JAKARTA (RP) - Landainya inflasi dan surplus neraca dagang rupanya hanya berimbas sesaat pada nilai tukar rupiah. Setelah sempat menguat pada Senin lalu, rupiah lantas terus melemah.
Akibatnya, Bank Indonesia (BI) kemarin mencatat rupiah untuk pertama kalinya menembus level Rp12.000 per dolar AS. Pelemahan ini pun diproyeksi masih akan berlanjut.
Managing Director dan Ekonom Senior Standard Chartered Indonesia Fauzi Ichsan mengatakan, rupiah memang masih akan menghadapi tekanan berat hingga tahun depan.
‘’Puncaknya, pada triwulan II 2014, kami perkirakan rupiah akan ada di kisaran Rp12.500 per dolar AS,’’ ujarnya saat dihubungi, Kamis (5/12).
Sebagai gambaran, dalam Jakarta Interbank Spot Dollar Offered Rate (Jisdor) yang dirilis BI kemarin, rupiah ditutup di posisi Rp12.018 per dolar AS, melemah 58 poin dibanding penutupan sehari sebelumnya yang di posisi Rp11.960 per dolar AS.
Ini merupakan level terendah sejak 10 Maret 2009. Ketika itu, rupiah ada di posisi Rp12.040 per dolar AS. Dengan posisi saat ini, maka sepanjang tahun ini (year-to-date), rupiah sudah melemah 2.333 poin atau 24,08 persen dibanding posisi awal tahun yang di level Rp9.685 per dolar AS.
Sementara itu, pergerakan nilai tukar rupiah di pasar spot valas justru masih ada di bawah 12.000. Data kompilasi Bloomberg menunjukkan, kemarin rupiah ditutup di posisi Rp11.965 per dolar AS, menguat 21 poin atau 0,18 persen dibanding penutupan Rabu (04/12) di posisi Rp11.986 per dolar AS.
Menurut Fauzi, tekanan pada rupiah berasal dari faktor eksternal dan internal.
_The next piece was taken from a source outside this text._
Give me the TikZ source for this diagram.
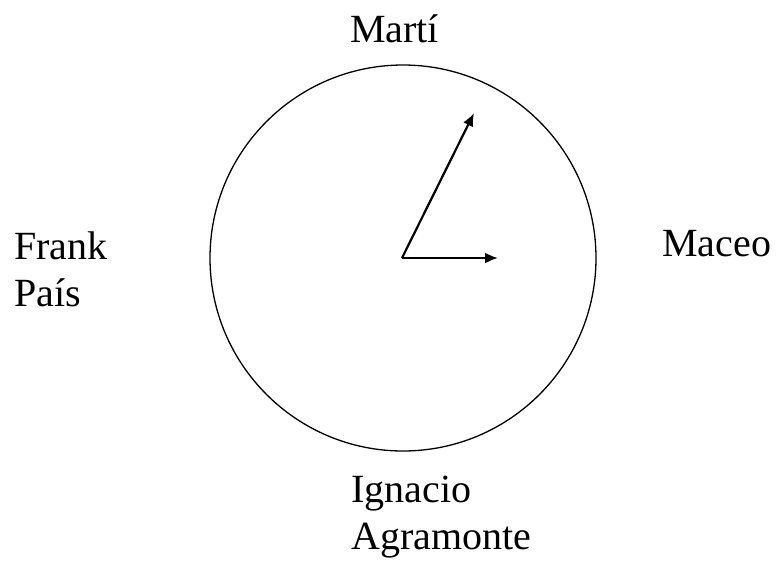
\documentclass[tikz,border=0pt]{standalone}
\usepackage{fontspec}
\setmainfont{Liberation Serif}
\usetikzlibrary{arrows.meta}
\begin{document}
\begin{tikzpicture}[x=1pt, y=-1pt, >={Latex[length=13pt, width=11pt]},
                hero/.style={inner sep=0pt, align=left, anchor=base west, font=\fontsize{40}{47}\selectfont},
                hand/.style={->, line width=2.2pt}
            ]
            \useasboundingbox (0,0) rectangle (776,563);

            % Dial
            \node[circle, draw, line width=1.3pt, minimum size=386pt, inner sep=0pt] (dial) at (403,258) {};
            \coordinate (centre) at (402,258);

            % Hands
            \coordinate (tipA) at (474,113);
            \coordinate (tipB) at (498,258);
            \draw[hand] (centre) -- (tipA);
            \draw[hand] (centre) -- (tipB);

            % Names round the dial (base = last line)
            \node[hero] (marti) at (350,42) {Martí};
            \node[hero] (maceo) at (662,256) {Maceo};
            \node[hero] (frank) at (14,306) {Frank\\País};
            \node[hero] (ignacio) at (351,549) {Ignacio\\Agramonte};

        \end{tikzpicture}
\end{document}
Dari eksternal, rencana pengurangan stimulus atau tapering off oleh Bank Sentral AS The Fed pada Juni 2014 mendatang akan menjadi sentimen bagi investor untuk mengalihkan portofolio investasinya dari negara emerging market seperti Indonesia ke AS.
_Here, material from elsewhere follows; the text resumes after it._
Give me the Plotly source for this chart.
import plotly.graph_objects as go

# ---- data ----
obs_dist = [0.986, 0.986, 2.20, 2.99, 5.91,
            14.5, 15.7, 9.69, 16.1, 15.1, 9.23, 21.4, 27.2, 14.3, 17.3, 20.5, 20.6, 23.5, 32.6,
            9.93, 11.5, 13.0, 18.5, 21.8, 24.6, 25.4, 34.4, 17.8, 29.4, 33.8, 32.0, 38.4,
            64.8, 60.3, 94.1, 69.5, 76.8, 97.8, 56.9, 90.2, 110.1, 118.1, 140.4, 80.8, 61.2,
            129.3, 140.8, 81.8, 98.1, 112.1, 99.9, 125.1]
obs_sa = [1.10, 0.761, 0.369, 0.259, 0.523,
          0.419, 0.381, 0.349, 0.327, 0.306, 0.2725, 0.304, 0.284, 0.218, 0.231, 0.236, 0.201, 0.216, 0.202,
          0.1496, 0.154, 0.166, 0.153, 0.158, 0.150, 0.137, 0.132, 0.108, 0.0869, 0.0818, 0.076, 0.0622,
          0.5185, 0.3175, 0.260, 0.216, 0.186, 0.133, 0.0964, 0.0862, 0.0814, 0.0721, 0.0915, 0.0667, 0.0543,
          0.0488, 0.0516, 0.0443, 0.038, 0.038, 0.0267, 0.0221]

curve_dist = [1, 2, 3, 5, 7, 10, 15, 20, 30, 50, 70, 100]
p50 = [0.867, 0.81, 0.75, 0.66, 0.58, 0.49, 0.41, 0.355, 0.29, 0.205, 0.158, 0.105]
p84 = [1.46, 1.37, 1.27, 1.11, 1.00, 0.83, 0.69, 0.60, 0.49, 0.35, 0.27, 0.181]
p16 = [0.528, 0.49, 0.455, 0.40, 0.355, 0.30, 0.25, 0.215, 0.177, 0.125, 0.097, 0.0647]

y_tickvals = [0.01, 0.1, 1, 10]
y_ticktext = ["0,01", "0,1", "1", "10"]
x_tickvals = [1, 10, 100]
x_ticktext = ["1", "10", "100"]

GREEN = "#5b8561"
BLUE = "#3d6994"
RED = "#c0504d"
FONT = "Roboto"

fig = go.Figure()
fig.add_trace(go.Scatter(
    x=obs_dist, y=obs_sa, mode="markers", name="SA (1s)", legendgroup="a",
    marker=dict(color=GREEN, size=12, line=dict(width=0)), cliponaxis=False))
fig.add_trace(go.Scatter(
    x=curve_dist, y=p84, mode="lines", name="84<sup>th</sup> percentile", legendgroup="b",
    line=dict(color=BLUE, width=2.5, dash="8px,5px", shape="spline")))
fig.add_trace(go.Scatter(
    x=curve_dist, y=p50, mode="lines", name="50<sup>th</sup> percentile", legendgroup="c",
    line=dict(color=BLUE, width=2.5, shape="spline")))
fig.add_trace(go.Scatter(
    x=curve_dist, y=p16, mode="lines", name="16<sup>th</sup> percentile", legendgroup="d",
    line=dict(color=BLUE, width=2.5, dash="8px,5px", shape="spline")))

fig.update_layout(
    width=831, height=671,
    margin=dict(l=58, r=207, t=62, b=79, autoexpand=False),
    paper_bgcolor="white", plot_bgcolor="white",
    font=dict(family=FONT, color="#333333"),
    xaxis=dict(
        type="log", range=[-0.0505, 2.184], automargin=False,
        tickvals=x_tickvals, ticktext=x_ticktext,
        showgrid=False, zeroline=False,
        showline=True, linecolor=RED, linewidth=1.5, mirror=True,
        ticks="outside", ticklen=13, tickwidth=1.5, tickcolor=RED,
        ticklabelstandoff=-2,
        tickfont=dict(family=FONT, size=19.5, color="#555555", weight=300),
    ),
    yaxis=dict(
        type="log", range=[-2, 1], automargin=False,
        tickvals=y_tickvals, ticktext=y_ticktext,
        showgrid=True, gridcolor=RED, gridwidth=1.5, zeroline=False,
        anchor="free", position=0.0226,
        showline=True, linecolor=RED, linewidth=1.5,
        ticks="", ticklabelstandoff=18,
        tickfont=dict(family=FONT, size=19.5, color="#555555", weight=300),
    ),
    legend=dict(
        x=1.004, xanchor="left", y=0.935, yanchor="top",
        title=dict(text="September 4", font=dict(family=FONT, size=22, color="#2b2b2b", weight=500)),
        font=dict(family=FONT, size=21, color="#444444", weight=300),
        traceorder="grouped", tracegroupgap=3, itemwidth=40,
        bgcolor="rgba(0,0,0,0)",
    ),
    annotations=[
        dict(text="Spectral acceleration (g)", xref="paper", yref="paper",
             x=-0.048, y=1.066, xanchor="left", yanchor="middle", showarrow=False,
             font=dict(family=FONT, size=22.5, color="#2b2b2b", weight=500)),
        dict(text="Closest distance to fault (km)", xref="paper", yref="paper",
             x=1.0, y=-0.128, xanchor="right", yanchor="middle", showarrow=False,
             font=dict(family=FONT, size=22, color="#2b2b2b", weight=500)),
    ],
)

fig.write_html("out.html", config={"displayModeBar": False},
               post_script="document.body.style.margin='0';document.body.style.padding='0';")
Sedangkan dari internal, defisit transaksi berjalan di Indonesia diperkirakan masih akan terjadi hingga tahun depan. Selain itu, faktor Pemilihan Umum (Pemilu) juga akan menjadi pertimbangan investor untuk lebih hati-hati menanamkan investasinya di Indonesia.
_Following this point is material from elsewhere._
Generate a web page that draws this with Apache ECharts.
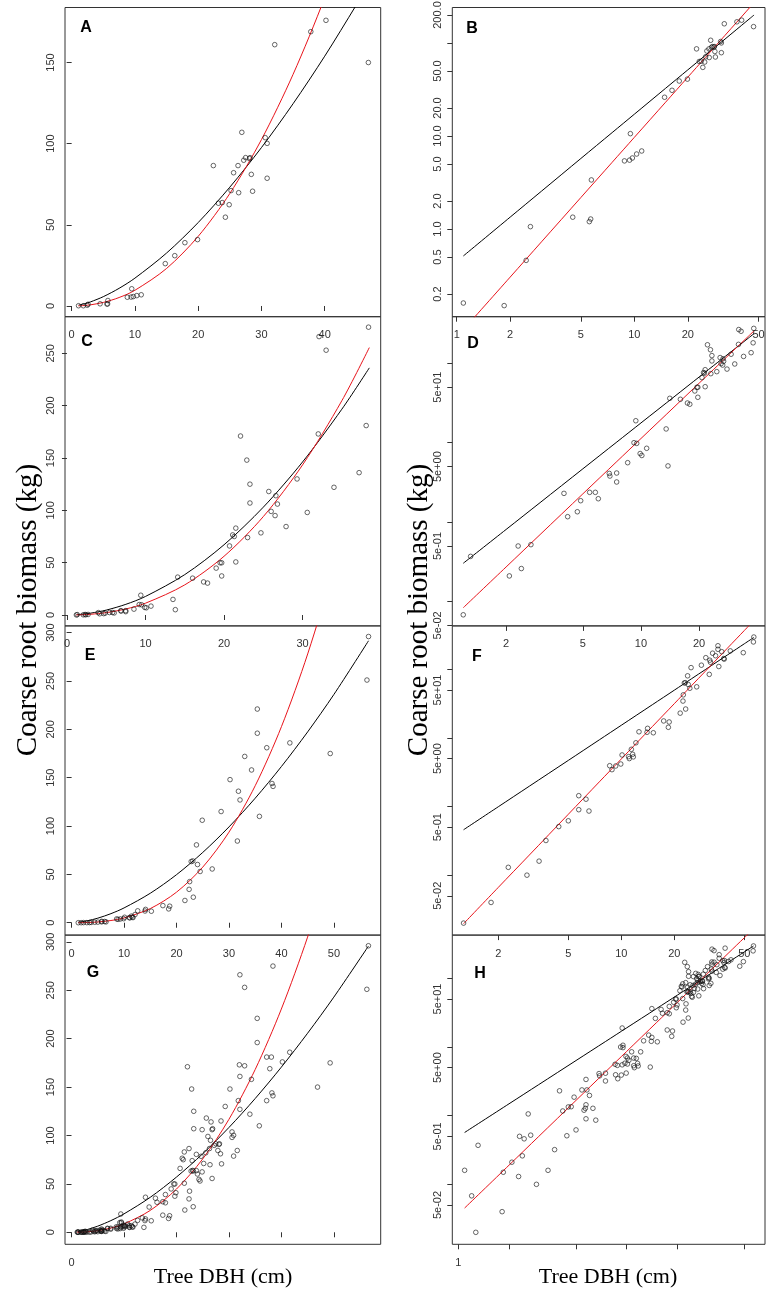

‘’Pada semester II 2014, efek tapering off sudah mereda dan hasil Pemilu juga sudah ada, jadi setelah itu investor bisa kembali nyaman dengan Indonesia,’’ katanya.
Sebagaimana diketahui, rangkaian Pemilu adakan dimulai dengan Pemilu legislatif pada 9 April 2014, dilanjutkan dengan Pemilu Presiden/Wakil Presiden pada 9 Juli 2014.
Adapun presiden dan wakil presiden terpilih akan dilantik pada 20 Oktober 2014. Artinya, pada akhir tahun, investor sudah mengetahui siapa yang akan memimpin Indonesia dan bagaimana arah kebijakan ekonominya.
Dengan berbagai pertimbangan tersebut, Fauzi pun membuat proyeksi pergerakan nilai tukar rupiah yang cukup progresif. Pada triwulan IV 2013 ini, nilai tukar rupiah akan ada di kisaran Rp11.700, lalu pada triwulan I 2014 melemah ke level Rp12.100, lantas melemah lagi pada triwulan II 2014 ke kisaran Rp12.500.
Setelah itu, pada triwulan III 2014 mulai menguat ke level Rp12.000 dan pada triwulan IV 2014 diproyeksi menguat kembali ke level Rp11.400 per dolar AS.
Sementara itu, Menteri Keuangan Chatib Basri kembali menyebut bahwa rupiah saat ini memang tengah mencari ekuilibrium atau titik keseimbangan baru. Menurut dia, pergerakan nilai tukar juga dialami oleh banyak negara lain karena kuatnya faktor eksternal rencana pengurangan stimulus atau tapering off di AS.
‘’Beberapa hal buruk yang mungkin terjadi pada Indonesia di antaranya nilai tukar rupiah yang terus berfluktuasi serta menurunnya harga komoditas ekspor,’’ ujarnya.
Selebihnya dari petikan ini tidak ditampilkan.